** start of RECORDED DATA **

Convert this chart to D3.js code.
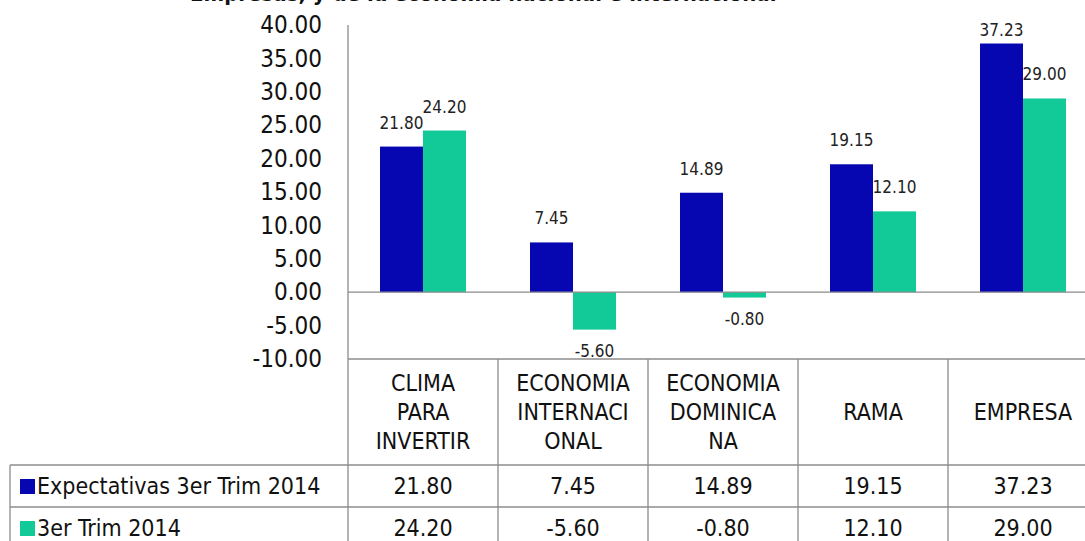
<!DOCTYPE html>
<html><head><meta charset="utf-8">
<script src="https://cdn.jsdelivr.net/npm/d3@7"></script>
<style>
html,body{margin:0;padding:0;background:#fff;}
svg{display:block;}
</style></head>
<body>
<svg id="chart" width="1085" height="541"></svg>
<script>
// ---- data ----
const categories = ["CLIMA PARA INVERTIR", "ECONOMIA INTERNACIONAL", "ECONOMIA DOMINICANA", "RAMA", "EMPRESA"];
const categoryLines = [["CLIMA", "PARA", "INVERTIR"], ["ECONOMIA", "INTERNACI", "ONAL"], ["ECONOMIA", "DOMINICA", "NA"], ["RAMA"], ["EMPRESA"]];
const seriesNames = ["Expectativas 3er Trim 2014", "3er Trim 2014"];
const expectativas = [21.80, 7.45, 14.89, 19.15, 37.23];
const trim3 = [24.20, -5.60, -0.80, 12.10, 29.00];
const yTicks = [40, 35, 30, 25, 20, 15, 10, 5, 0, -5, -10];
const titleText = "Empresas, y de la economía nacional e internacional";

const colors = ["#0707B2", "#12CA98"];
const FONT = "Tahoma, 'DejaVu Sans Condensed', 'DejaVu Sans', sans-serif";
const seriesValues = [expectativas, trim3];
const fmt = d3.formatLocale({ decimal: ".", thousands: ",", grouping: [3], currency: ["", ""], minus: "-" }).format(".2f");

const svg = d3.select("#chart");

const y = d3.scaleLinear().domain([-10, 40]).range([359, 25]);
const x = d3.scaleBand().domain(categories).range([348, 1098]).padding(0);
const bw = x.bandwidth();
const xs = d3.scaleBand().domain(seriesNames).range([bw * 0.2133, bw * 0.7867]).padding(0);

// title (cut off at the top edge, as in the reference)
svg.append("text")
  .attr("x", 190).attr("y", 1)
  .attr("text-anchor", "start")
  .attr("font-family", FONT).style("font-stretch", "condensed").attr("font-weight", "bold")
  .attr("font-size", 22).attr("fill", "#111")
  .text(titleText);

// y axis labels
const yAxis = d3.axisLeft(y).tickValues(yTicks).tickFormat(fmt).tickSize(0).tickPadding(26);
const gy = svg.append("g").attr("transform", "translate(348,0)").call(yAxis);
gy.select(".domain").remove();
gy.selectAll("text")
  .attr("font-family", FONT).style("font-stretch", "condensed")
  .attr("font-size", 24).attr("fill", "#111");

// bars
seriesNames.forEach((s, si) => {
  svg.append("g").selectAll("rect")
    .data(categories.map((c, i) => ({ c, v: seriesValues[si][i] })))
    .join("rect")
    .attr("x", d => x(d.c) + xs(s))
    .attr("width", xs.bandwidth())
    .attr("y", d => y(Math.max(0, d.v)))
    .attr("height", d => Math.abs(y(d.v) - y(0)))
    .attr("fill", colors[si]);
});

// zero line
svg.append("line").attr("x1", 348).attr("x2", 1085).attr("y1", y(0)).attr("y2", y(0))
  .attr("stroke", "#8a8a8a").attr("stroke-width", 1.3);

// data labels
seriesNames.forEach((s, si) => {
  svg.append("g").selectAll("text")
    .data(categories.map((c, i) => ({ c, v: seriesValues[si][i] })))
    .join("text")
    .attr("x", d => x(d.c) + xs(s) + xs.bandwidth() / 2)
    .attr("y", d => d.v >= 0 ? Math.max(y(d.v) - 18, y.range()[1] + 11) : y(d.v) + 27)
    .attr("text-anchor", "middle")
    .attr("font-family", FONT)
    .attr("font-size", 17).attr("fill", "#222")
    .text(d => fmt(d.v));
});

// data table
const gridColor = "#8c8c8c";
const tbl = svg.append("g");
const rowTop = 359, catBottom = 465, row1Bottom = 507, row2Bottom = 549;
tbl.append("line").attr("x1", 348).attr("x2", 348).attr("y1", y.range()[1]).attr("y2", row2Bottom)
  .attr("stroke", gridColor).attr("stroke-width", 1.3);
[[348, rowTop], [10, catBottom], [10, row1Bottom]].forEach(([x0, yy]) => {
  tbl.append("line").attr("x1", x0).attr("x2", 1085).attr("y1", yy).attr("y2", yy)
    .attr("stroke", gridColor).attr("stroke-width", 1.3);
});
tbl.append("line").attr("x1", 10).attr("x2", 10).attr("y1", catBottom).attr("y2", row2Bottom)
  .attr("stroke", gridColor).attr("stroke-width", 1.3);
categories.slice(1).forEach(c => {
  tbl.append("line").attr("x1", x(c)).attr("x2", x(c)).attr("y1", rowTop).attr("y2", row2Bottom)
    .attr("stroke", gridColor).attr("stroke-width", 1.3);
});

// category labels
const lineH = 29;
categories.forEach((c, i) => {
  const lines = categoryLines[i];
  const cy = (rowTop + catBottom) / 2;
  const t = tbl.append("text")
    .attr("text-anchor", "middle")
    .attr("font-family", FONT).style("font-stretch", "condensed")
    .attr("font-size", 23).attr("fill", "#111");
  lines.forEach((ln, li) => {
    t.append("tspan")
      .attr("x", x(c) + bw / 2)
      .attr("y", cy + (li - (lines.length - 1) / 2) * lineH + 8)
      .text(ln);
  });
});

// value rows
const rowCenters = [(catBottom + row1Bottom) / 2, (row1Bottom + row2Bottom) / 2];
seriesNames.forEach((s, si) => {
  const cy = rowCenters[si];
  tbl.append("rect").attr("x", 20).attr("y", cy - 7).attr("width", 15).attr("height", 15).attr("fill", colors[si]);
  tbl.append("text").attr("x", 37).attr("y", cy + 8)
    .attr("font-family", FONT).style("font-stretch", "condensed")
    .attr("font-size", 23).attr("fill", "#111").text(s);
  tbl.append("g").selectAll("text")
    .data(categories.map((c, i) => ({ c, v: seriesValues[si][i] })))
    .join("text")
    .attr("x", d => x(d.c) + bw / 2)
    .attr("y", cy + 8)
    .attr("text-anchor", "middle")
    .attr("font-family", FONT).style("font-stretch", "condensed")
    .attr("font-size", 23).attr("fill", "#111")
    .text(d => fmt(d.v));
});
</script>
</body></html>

** end of RECORDED DATA **

Transcribe the whole listing, character for character, but not its images.

WORKED ANSWER
Convert this chart to D3.js code.
<!DOCTYPE html>
<html><head><meta charset="utf-8">
<script src="https://cdn.jsdelivr.net/npm/d3@7"></script>
<style>
html,body{margin:0;padding:0;background:#fff;}
svg{display:block;}
</style></head>
<body>
<svg id="chart" width="1085" height="541"></svg>
<script>
// ---- data ----
const categories = ["CLIMA PARA INVERTIR", "ECONOMIA INTERNACIONAL", "ECONOMIA DOMINICANA", "RAMA", "EMPRESA"];
const categoryLines = [["CLIMA", "PARA", "INVERTIR"], ["ECONOMIA", "INTERNACI", "ONAL"], ["ECONOMIA", "DOMINICA", "NA"], ["RAMA"], ["EMPRESA"]];
const seriesNames = ["Expectativas 3er Trim 2014", "3er Trim 2014"];
const expectativas = [21.80, 7.45, 14.89, 19.15, 37.23];
const trim3 = [24.20, -5.60, -0.80, 12.10, 29.00];
const yTicks = [40, 35, 30, 25, 20, 15, 10, 5, 0, -5, -10];
const titleText = "Empresas, y de la economía nacional e internacional";

const colors = ["#0707B2", "#12CA98"];
const FONT = "Tahoma, 'DejaVu Sans Condensed', 'DejaVu Sans', sans-serif";
const seriesValues = [expectativas, trim3];
const fmt = d3.formatLocale({ decimal: ".", thousands: ",", grouping: [3], currency: ["", ""], minus: "-" }).format(".2f");

const svg = d3.select("#chart");

const y = d3.scaleLinear().domain([-10, 40]).range([359, 25]);
const x = d3.scaleBand().domain(categories).range([348, 1098]).padding(0);
const bw = x.bandwidth();
const xs = d3.scaleBand().domain(seriesNames).range([bw * 0.2133, bw * 0.7867]).padding(0);

// title (cut off at the top edge, as in the reference)
svg.append("text")
  .attr("x", 190).attr("y", 1)
  .attr("text-anchor", "start")
  .attr("font-family", FONT).style("font-stretch", "condensed").attr("font-weight", "bold")
  .attr("font-size", 22).attr("fill", "#111")
  .text(titleText);

// y axis labels
const yAxis = d3.axisLeft(y).tickValues(yTicks).tickFormat(fmt).tickSize(0).tickPadding(26);
const gy = svg.append("g").attr("transform", "translate(348,0)").call(yAxis);
gy.select(".domain").remove();
gy.selectAll("text")
  .attr("font-family", FONT).style("font-stretch", "condensed")
  .attr("font-size", 24).attr("fill", "#111");

// bars
seriesNames.forEach((s, si) => {
  svg.append("g").selectAll("rect")
    .data(categories.map((c, i) => ({ c, v: seriesValues[si][i] })))
    .join("rect")
    .attr("x", d => x(d.c) + xs(s))
    .attr("width", xs.bandwidth())
    .attr("y", d => y(Math.max(0, d.v)))
    .attr("height", d => Math.abs(y(d.v) - y(0)))
    .attr("fill", colors[si]);
});

// zero line
svg.append("line").attr("x1", 348).attr("x2", 1085).attr("y1", y(0)).attr("y2", y(0))
  .attr("stroke", "#8a8a8a").attr("stroke-width", 1.3);

// data labels
seriesNames.forEach((s, si) => {
  svg.append("g").selectAll("text")
    .data(categories.map((c, i) => ({ c, v: seriesValues[si][i] })))
    .join("text")
    .attr("x", d => x(d.c) + xs(s) + xs.bandwidth() / 2)
    .attr("y", d => d.v >= 0 ? Math.max(y(d.v) - 18, y.range()[1] + 11) : y(d.v) + 27)
    .attr("text-anchor", "middle")
    .attr("font-family", FONT)
    .attr("font-size", 17).attr("fill", "#222")
    .text(d => fmt(d.v));
});

// data table
const gridColor = "#8c8c8c";
const tbl = svg.append("g");
const rowTop = 359, catBottom = 465, row1Bottom = 507, row2Bottom = 549;
tbl.append("line").attr("x1", 348).attr("x2", 348).attr("y1", y.range()[1]).attr("y2", row2Bottom)
  .attr("stroke", gridColor).attr("stroke-width", 1.3);
[[348, rowTop], [10, catBottom], [10, row1Bottom]].forEach(([x0, yy]) => {
  tbl.append("line").attr("x1", x0).attr("x2", 1085).attr("y1", yy).attr("y2", yy)
    .attr("stroke", gridColor).attr("stroke-width", 1.3);
});
tbl.append("line").attr("x1", 10).attr("x2", 10).attr("y1", catBottom).attr("y2", row2Bottom)
  .attr("stroke", gridColor).attr("stroke-width", 1.3);
categories.slice(1).forEach(c => {
  tbl.append("line").attr("x1", x(c)).attr("x2", x(c)).attr("y1", rowTop).attr("y2", row2Bottom)
    .attr("stroke", gridColor).attr("stroke-width", 1.3);
});

// category labels
const lineH = 29;
categories.forEach((c, i) => {
  const lines = categoryLines[i];
  const cy = (rowTop + catBottom) / 2;
  const t = tbl.append("text")
    .attr("text-anchor", "middle")
    .attr("font-family", FONT).style("font-stretch", "condensed")
    .attr("font-size", 23).attr("fill", "#111");
  lines.forEach((ln, li) => {
    t.append("tspan")
      .attr("x", x(c) + bw / 2)
      .attr("y", cy + (li - (lines.length - 1) / 2) * lineH + 8)
      .text(ln);
  });
});

// value rows
const rowCenters = [(catBottom + row1Bottom) / 2, (row1Bottom + row2Bottom) / 2];
seriesNames.forEach((s, si) => {
  const cy = rowCenters[si];
  tbl.append("rect").attr("x", 20).attr("y", cy - 7).attr("width", 15).attr("height", 15).attr("fill", colors[si]);
  tbl.append("text").attr("x", 37).attr("y", cy + 8)
    .attr("font-family", FONT).style("font-stretch", "condensed")
    .attr("font-size", 23).attr("fill", "#111").text(s);
  tbl.append("g").selectAll("text")
    .data(categories.map((c, i) => ({ c, v: seriesValues[si][i] })))
    .join("text")
    .attr("x", d => x(d.c) + bw / 2)
    .attr("y", cy + 8)
    .attr("text-anchor", "middle")
    .attr("font-family", FONT).style("font-stretch", "condensed")
    .attr("font-size", 23).attr("fill", "#111")
    .text(d => fmt(d.v));
});
</script>
</body></html>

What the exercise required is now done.